Sime, a Mississauga native who stands five-foot-nine and weighs 190 pounds, played 20 games this season with the Chargers, posting a 3.85 goals-against average, a .906 save percentage, one shutout and a 4-14 won-lost record.

He played last season with the Wichita Falls Wildcats of the North American Hockey League, with whom he had a 2.89 GAA, an .893 save percentage, one shutout and an 11-3-2 won-lost-extended log.

Oshawa, which comes into Memorial Gardens as the top team in the conference and East Division at 16-7-2 for 34 points, lost 8-3 at home Sunday to Sault Ste. Marie. The Battalion is 13-11-2 for 28 points, first in the Central Division.
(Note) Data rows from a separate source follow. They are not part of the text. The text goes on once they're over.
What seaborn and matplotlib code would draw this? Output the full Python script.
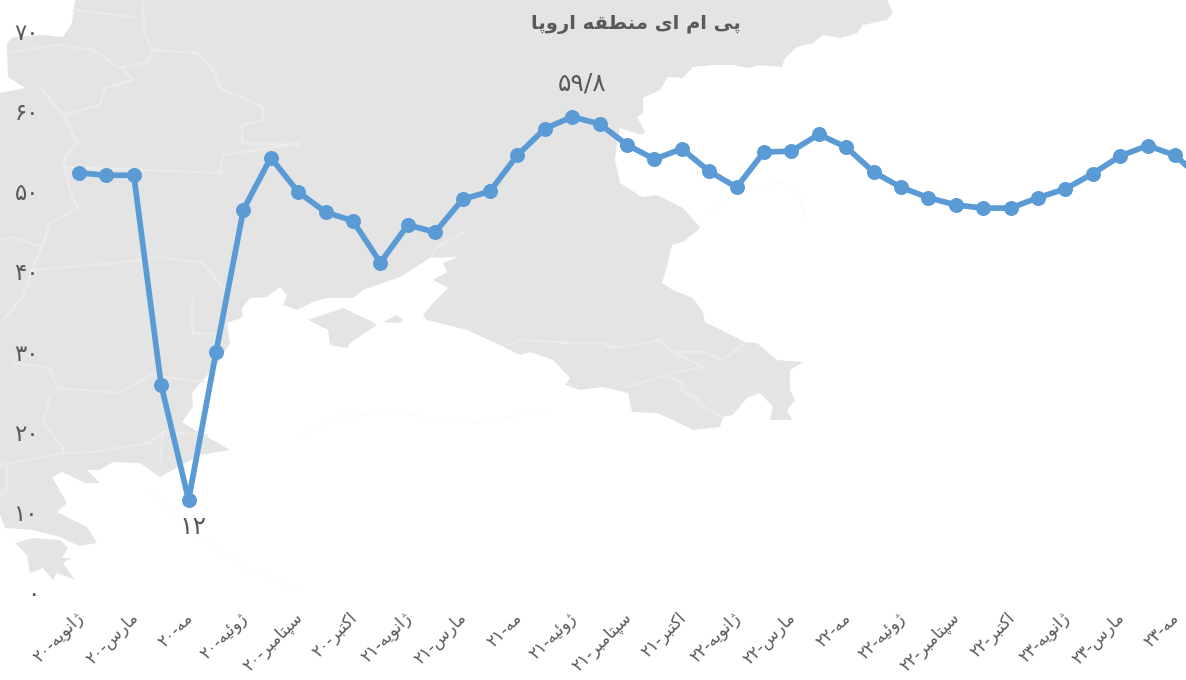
import matplotlib
matplotlib.use('Agg')
import matplotlib.pyplot as plt
from matplotlib.transforms import ScaledTranslation
import pandas as pd
import seaborn as sns

# Values
pmi = [52.3, 52.0, 52.0, 25.8, 11.5, 29.9, 47.7, 54.2, 49.9, 47.4, 46.3, 41.1, 45.8, 44.9,
       49.0, 50.0, 54.5, 57.8, 59.3, 58.4, 55.8, 54.0, 55.3, 52.5, 50.5, 54.9, 55.0, 57.1,
       55.5, 52.4, 50.5, 49.2, 48.3, 47.9, 47.9, 49.2, 50.3, 52.2, 54.4, 55.7, 54.5, 51.4]
months = ['ژانویه', 'مارس', 'مه', 'ژوئیه', 'سپتامبر', 'اکتبر']
years = ['۲۰', '۲۱', '۲۲', '۲۳']
ytick_vals = [0, 10, 20, 30, 40, 50, 60, 70]
ytick_labels = ['۰', '۱۰', '۲۰', '۳۰', '۴۰', '۵۰', '۶۰', '۷۰']
title = 'پی ام ای منطقه اروپا'

# Background map outline, traced in image pixels
land = [(75, 0), (72, 23), (63, 37), (43, 35), (13, 37), (7, 43), (8, 77), (25, 88), (0, 93),
        (0, 515), (5, 528), (33, 530), (60, 537), (68, 541),
        (80, 546), (97, 543), (87, 527), (57, 512), (67, 503), (52, 477), (62, 472), (85, 483),
        (100, 483), (87, 470), (100, 470), (113, 462), (140, 463), (160, 477), (200, 455),
        (230, 450), (200, 433), (182, 422), (193, 407), (192, 393), (220, 360), (230, 343),
        (227, 323), (243, 317), (242, 308), (250, 298), (267, 297), (280, 287), (287, 295),
        (283, 305), (297, 310), (313, 302), (327, 298), (353, 298), (363, 290), (400, 277),
        (430, 258), (458, 257), (443, 263), (447, 272), (433, 280), (448, 288), (433, 303),
        (423, 315), (427, 320), (467, 330), (500, 345), (520, 355), (530, 352), (553, 360),
        (570, 378), (565, 385), (580, 390), (603, 387), (628, 393), (632, 412), (657, 413),
        (673, 420), (693, 430), (720, 427), (723, 417), (733, 415), (747, 398), (760, 393),
        (773, 407), (770, 420), (792, 420), (787, 410), (795, 400), (790, 390), (790, 370),
        (803, 362), (777, 360), (757, 343), (745, 342), (705, 322), (703, 312), (693, 298),
        (673, 290), (662, 283), (668, 263), (672, 245), (683, 242), (698, 230), (700, 227),
        (683, 208), (657, 195), (642, 197), (620, 183), (615, 160), (617, 143), (620, 128),
        (642, 135), (645, 132), (637, 117), (643, 113), (643, 98), (660, 90), (668, 77),
        (683, 78), (693, 67), (713, 65), (733, 65), (747, 68), (760, 65), (782, 67), (785, 58),
        (797, 47), (813, 43), (823, 35), (840, 38), (857, 33), (863, 25), (887, 20), (893, 13),
        (887, 0)]
crimea = [(308, 320), (343, 308), (373, 322), (377, 325), (350, 343), (347, 348), (330, 345), (328, 330)]
kerch = [(383, 322), (397, 315), (403, 320), (400, 323)]
greece = [(15, 543), (33, 538), (60, 540), (68, 548), (62, 558), (72, 558), (63, 563), (75, 580),
          (57, 573), (53, 580), (43, 568), (30, 573), (27, 555)]
borders = [
    [(7, 53), (57, 45), (93, 50), (120, 68), (147, 62), (152, 50), (197, 53), (213, 70), (220, 88),
     (263, 107), (263, 120), (242, 125), (242, 143), (300, 145)],
    [(142, 0), (145, 33), (152, 50)],
    [(73, 10), (133, 17)],
    [(122, 68), (133, 80), (105, 88), (100, 105), (63, 115), (40, 87)],
    [(63, 115), (77, 143), (63, 160), (70, 190), (78, 208), (50, 223), (42, 247), (13, 237), (0, 240)],
    [(42, 247), (33, 267), (23, 297), (3, 320)],
    [(33, 270), (117, 263), (160, 257), (203, 263), (227, 293)],
    [(63, 167), (147, 170), (220, 173), (223, 155), (300, 143)],
    [(13, 363), (50, 368), (57, 388), (120, 393), (150, 375), (203, 382)],
    [(192, 300), (192, 333), (213, 333)],
    [(50, 398), (43, 423), (63, 447), (63, 453), (0, 465)],
    [(63, 453), (93, 452), (150, 443), (163, 432), (207, 435)],
    [(7, 467), (7, 490), (0, 497)],
    [(163, 433), (160, 460)],
    [(560, 343), (603, 343), (613, 348), (647, 343), (660, 340), (673, 352), (703, 352), (723, 360), (743, 345)],
    [(673, 352), (685, 358), (703, 367), (673, 373), (627, 387)],
    [(670, 377), (683, 383), (680, 390), (698, 398), (697, 403), (723, 417)],
    [(507, 345), (523, 340), (570, 343)],
    [(430, 257), (437, 247), (463, 233)],
]
faint_borders = [
    [(297, 440), (333, 417), (397, 413), (477, 423), (547, 410)],
    [(705, 215), (725, 200), (780, 182), (800, 195), (805, 220)],
    [(150, 490), (190, 530), (250, 570), (300, 590)],
]

# joining forms: isolated, final, initial, medial
forms = {
    'ا': 'ﺍﺎ', 'ر': 'ﺭﺮ', 'ژ': 'ﮊﮋ', 'و': 'ﻭﻮ',
    'ن': 'ﻥﻦﻧﻨ', 'ی': 'ﯼﯽﯾﯿ', 'ه': 'ﻩﻪﻫﻬ', 'م': 'ﻡﻢﻣﻤ',
    'س': 'ﺱﺲﺳﺴ', 'ئ': 'ﺉﺊﺋﺌ', 'پ': 'ﭖﭗﭘﭙ', 'ت': 'ﺕﺖﺗﺘ',
    'ب': 'ﺏﺐﺑﺒ', 'ک': 'ﮎﮏﮐﮑ', 'ط': 'ﻁﻂﻃﻄ', 'ق': 'ﻕﻖﻗﻘ',
}


def shape(word):
    # matplotlib does no Arabic shaping, so pick the joined glyphs and reverse
    out = []
    for i, ch in enumerate(word):
        if ch not in forms:
            out.append(ch)
            continue
        prev_joins = i > 0 and word[i - 1] in forms and len(forms[word[i - 1]]) == 4
        next_joins = i < len(word) - 1 and word[i + 1] in forms
        f = forms[ch]
        if len(f) == 2:
            out.append(f[1] if prev_joins else f[0])
        elif prev_joins and next_joins:
            out.append(f[3])
        elif prev_joins:
            out.append(f[1])
        elif next_joins:
            out.append(f[2])
        else:
            out.append(f[0])
    return ''.join(reversed(out))


xtick_labels = [y + '-' + shape(m) for y in years for m in months][:21]
df = pd.DataFrame({'i': range(len(pmi)), 'pmi': pmi})

sns.set_theme(style='white')
plt.rcParams['font.family'] = ['DejaVu Sans']
text_color = '#595959'
blue = '#5B9BD5'

W, H = 1186, 680
fig = plt.figure(figsize=(W / 100, H / 100), dpi=100)

# map layer in pixel coordinates
ax_map = fig.add_axes([0, 0, 1, 1])
ax_map.set_xlim(0, W)
ax_map.set_ylim(H, 0)
ax_map.axis('off')
for poly in [land, crimea, kerch, greece]:
    xs, ys = zip(*poly)
    ax_map.fill(xs, ys, color='#E4E4E4', lw=0)
for b in borders:
    xs, ys = zip(*b)
    ax_map.plot(xs, ys, color='#EBEBEB', lw=1.8, solid_joinstyle='round')
for b in faint_borders:
    xs, ys = zip(*b)
    ax_map.plot(xs, ys, color='#FCFCFC', lw=1.2)

# chart layer: 0 at y=592, 70 at y=31, first point at x=79, step 27.4
left, top, bottom = 50, 31, 592
ax = fig.add_axes([left / W, (H - bottom) / H, (W - left) / W, (bottom - top) / H])
ax.patch.set_alpha(0)
sns.lineplot(data=df, x='i', y='pmi', ax=ax, color=blue, lw=4.1, marker='o', markersize=10.8,
             markeredgewidth=0, errorbar=None)
ax.set_xlim((left - 79) / 27.4, (W - 79) / 27.4)
ax.set_ylim(0, 70)
ax.set_xlabel('')
ax.set_ylabel('')
sns.despine(ax=ax, left=True, bottom=True)

ax.set_yticks(ytick_vals)
ax.set_yticklabels(ytick_labels, fontsize=16.5, color=text_color)
ax.set_xticks(range(0, 2 * len(xtick_labels), 2))
ax.set_xticklabels(xtick_labels, fontsize=12, color=text_color, rotation=45, ha='right',
                   va='top', rotation_mode='anchor')
ax.tick_params(axis='y', length=0, pad=8)
ax.tick_params(axis='x', length=0, pad=12)
shift = ScaledTranslation(-5 / 100, 0, fig.dpi_scale_trans)
for lab in ax.get_xticklabels():
    lab.set_transform(lab.get_transform() + shift)

ax.annotate('۱۲', (4, pmi[4]), xytext=(4, -27), textcoords='offset pixels', ha='center',
            va='center', fontsize=18, color=text_color)
ax.annotate('۵۹/۸', (18, pmi[18]), xytext=(10, 33), textcoords='offset pixels', ha='center',
            va='center', fontsize=18, color=text_color)

fig.text(636 / W, 1 - 25 / H, ' '.join(shape(w) for w in reversed(title.split())), ha='center',
         va='center', fontsize=14, fontweight='bold', color=text_color)

fig.savefig('out.png', dpi=100)
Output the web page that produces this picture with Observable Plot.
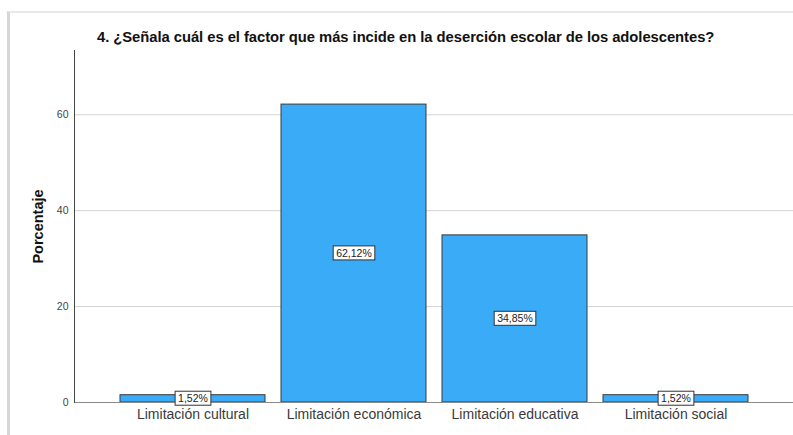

Anthony Cirelli leads the Generals in scoring with 13 goals and 17 assists for 30 points in 22 games, while fellow centre Domenic Commisso is second with eight goals and 18 assists for 26 points in 25 games. Left winger Eric Henderson ranks third with 11 goals and 14 assists for 25 points in as many games.

Centre Brett McKenzie paces North Bay’s points production with 13 goals and 18 assists for 31 points in 25 games, and right winger Steve Harland has 15 goals and 13 assists for 28 points in 26 games. Defenceman Adam Thilander has moved into third place in team scoring with three goals and 13 assists for 16 points in 24 games.

Butler acknowledged that, given the loss of Moran and Woroniuk, the Troops may face an uphill fight in coming weeks.

“We’re not the most gifted team in the league. We’re not the most talented team in the Eastern Conference, but I do think we have kids here who have been here three or four years and are used to winning. I like to think that we’ve developed something of a winning culture here, and as coaches we’re going to strive to be the best team we can be.”